→ **DIRECTIONS FOR THIS TASK**: Only the lines from the top of the listing below to the line that has "import plotly.graph_objects as go" should be echoed, with both ends kept and pictures left out.

=-=-=

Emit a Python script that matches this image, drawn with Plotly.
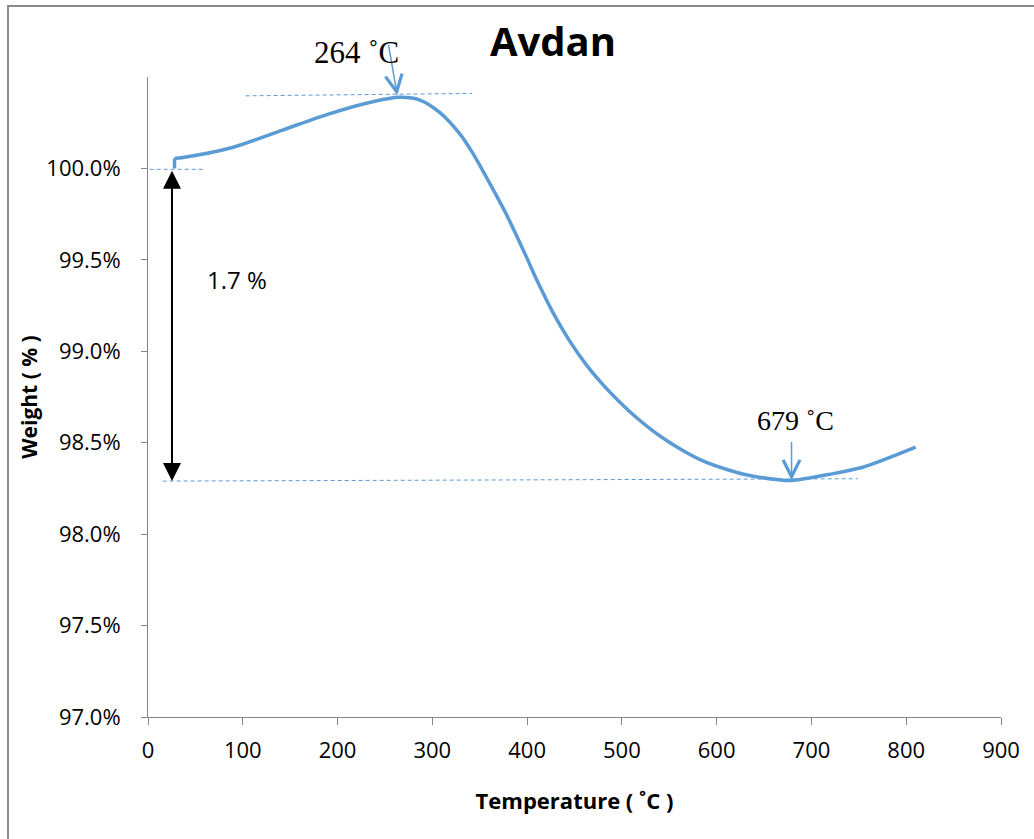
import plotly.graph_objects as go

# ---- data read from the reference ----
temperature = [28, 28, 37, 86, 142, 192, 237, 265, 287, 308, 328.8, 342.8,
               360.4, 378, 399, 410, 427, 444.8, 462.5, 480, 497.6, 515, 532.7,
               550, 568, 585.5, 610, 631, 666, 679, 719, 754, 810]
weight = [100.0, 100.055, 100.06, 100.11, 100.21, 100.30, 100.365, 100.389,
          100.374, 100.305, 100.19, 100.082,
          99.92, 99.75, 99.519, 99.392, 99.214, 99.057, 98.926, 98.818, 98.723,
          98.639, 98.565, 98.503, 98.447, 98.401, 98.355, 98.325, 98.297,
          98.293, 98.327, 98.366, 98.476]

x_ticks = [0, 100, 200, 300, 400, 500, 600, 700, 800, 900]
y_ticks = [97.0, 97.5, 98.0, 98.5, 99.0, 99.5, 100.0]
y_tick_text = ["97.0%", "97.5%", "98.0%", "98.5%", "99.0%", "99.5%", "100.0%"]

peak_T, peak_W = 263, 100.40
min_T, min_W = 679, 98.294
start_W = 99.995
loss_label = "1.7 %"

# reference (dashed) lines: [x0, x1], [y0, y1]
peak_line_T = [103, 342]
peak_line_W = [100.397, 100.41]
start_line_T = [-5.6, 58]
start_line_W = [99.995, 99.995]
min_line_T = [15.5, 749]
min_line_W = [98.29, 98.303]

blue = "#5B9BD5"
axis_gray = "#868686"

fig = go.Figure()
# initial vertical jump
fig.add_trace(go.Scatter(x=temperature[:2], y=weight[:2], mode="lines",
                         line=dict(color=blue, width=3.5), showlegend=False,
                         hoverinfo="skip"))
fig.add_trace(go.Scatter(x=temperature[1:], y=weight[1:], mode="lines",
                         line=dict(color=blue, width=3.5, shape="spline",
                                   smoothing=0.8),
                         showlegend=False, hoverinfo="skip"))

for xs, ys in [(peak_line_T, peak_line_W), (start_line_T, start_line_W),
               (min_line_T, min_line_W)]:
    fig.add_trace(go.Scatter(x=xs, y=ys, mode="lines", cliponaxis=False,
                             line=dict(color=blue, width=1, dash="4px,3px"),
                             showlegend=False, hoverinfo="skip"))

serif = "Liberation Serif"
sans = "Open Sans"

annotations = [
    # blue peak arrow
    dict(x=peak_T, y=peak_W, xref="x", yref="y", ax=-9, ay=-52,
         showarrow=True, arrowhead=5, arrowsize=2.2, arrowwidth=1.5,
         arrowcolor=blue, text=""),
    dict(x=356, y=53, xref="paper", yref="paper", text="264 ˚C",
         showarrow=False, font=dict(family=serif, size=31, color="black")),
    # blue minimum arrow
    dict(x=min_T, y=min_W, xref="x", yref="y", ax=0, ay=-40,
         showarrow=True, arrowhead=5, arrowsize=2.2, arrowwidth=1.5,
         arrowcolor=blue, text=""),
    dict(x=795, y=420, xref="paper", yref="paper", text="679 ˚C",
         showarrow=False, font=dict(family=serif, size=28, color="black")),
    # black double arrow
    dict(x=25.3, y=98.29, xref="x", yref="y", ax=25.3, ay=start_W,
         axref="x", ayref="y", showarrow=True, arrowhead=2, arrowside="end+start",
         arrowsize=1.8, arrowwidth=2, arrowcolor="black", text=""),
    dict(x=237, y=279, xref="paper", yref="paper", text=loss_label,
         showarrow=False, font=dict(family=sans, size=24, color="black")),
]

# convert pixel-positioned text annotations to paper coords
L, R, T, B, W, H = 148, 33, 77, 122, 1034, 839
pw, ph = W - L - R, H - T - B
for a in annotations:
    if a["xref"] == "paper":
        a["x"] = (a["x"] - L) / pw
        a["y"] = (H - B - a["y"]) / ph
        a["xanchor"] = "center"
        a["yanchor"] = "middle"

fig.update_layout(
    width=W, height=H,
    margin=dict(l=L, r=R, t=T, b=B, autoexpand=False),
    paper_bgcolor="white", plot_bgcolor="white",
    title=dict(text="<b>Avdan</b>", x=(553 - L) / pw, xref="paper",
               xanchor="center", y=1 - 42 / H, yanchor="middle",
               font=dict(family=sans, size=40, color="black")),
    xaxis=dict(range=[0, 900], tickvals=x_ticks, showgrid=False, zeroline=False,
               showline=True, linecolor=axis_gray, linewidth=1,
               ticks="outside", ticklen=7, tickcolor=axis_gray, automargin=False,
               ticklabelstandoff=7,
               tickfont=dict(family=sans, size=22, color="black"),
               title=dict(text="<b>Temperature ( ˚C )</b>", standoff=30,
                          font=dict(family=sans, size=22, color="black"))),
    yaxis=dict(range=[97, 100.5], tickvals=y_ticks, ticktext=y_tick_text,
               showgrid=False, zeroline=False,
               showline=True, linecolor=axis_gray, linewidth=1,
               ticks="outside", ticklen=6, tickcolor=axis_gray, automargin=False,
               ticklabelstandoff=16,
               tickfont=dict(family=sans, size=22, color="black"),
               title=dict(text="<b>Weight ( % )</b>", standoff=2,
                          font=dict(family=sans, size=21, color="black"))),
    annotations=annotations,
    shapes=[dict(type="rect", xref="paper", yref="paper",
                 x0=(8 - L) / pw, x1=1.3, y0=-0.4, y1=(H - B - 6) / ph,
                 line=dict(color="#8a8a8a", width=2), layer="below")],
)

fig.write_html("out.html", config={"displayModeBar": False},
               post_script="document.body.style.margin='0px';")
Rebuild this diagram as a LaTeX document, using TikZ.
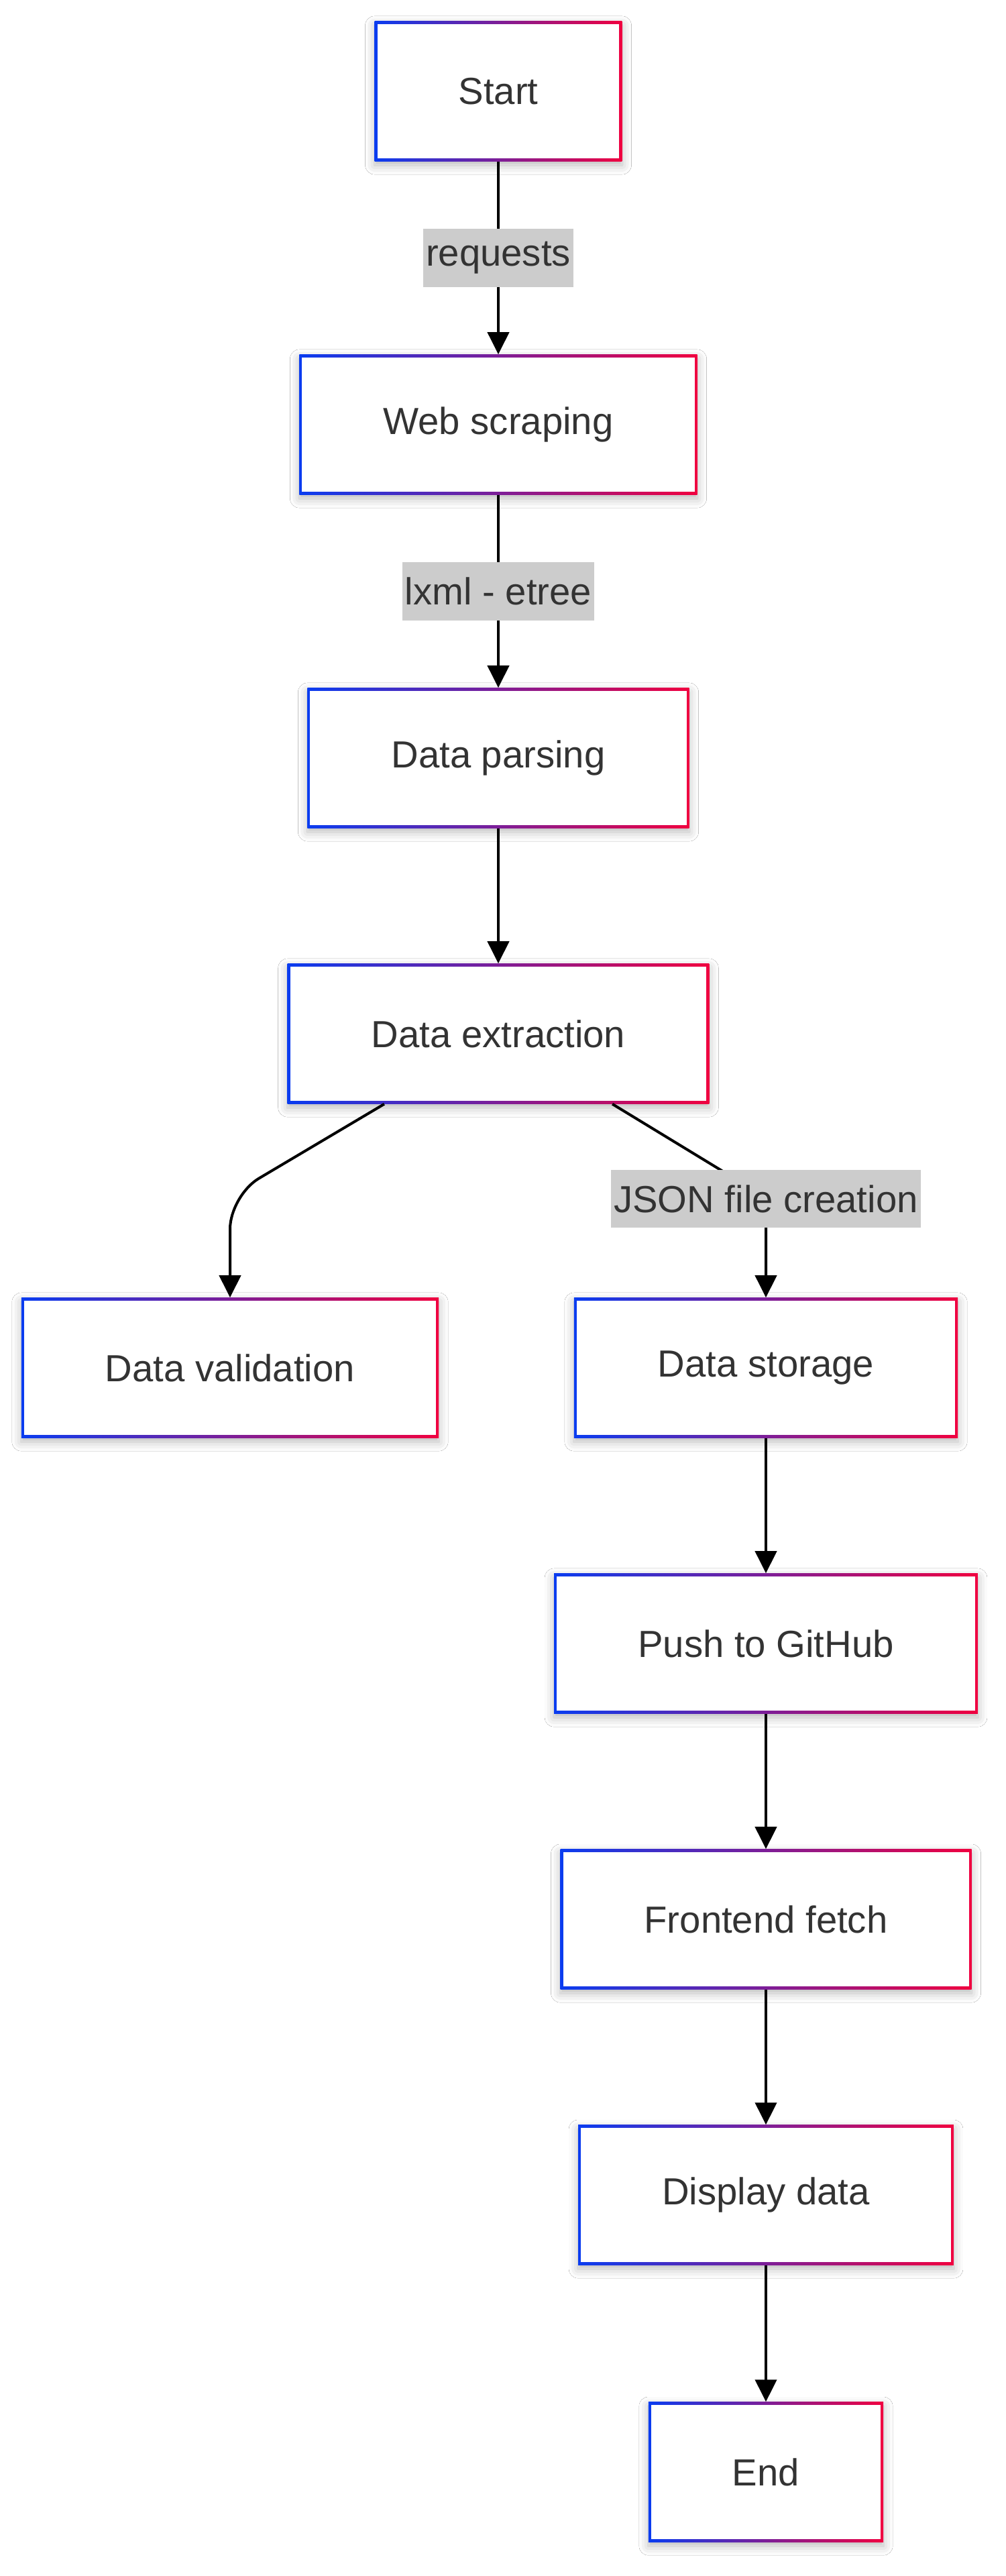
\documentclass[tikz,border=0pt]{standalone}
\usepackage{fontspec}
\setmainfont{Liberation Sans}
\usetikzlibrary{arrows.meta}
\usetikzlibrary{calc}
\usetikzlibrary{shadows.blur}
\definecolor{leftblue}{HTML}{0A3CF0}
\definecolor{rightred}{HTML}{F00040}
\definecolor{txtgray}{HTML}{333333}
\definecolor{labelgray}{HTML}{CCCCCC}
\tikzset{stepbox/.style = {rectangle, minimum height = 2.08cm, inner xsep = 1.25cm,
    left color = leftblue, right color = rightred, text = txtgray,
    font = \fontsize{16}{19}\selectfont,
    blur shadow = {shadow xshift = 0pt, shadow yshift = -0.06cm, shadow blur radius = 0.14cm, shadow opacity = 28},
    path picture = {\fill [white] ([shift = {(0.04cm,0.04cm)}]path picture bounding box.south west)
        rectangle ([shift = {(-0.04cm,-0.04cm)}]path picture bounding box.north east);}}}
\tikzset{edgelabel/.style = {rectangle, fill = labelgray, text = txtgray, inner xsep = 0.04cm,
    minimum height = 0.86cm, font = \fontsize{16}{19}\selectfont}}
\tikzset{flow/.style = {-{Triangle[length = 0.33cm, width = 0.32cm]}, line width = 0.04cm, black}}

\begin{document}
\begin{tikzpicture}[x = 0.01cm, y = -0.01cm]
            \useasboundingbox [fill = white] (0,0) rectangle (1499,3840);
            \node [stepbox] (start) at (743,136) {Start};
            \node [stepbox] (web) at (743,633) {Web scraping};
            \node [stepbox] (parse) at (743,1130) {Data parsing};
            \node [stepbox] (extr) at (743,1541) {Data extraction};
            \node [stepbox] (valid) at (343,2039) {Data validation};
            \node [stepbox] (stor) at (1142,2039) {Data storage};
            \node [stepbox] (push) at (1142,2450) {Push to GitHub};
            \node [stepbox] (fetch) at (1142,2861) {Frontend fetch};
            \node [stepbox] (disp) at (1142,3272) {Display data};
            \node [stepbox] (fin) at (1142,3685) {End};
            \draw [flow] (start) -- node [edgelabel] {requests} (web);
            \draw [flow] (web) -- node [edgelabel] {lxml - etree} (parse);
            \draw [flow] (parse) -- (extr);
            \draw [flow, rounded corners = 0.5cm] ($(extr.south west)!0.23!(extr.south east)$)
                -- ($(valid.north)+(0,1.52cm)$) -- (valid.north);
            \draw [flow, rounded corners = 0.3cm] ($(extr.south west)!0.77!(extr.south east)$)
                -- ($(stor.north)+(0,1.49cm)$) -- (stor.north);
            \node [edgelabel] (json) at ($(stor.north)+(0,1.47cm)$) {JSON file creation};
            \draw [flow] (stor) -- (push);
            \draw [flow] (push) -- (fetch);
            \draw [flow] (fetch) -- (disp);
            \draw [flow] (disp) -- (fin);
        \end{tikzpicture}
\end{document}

=-=-=

→ **FINAL RESULT**:
Emit a Python script that matches this image, drawn with Plotly.
import plotly.graph_objects as go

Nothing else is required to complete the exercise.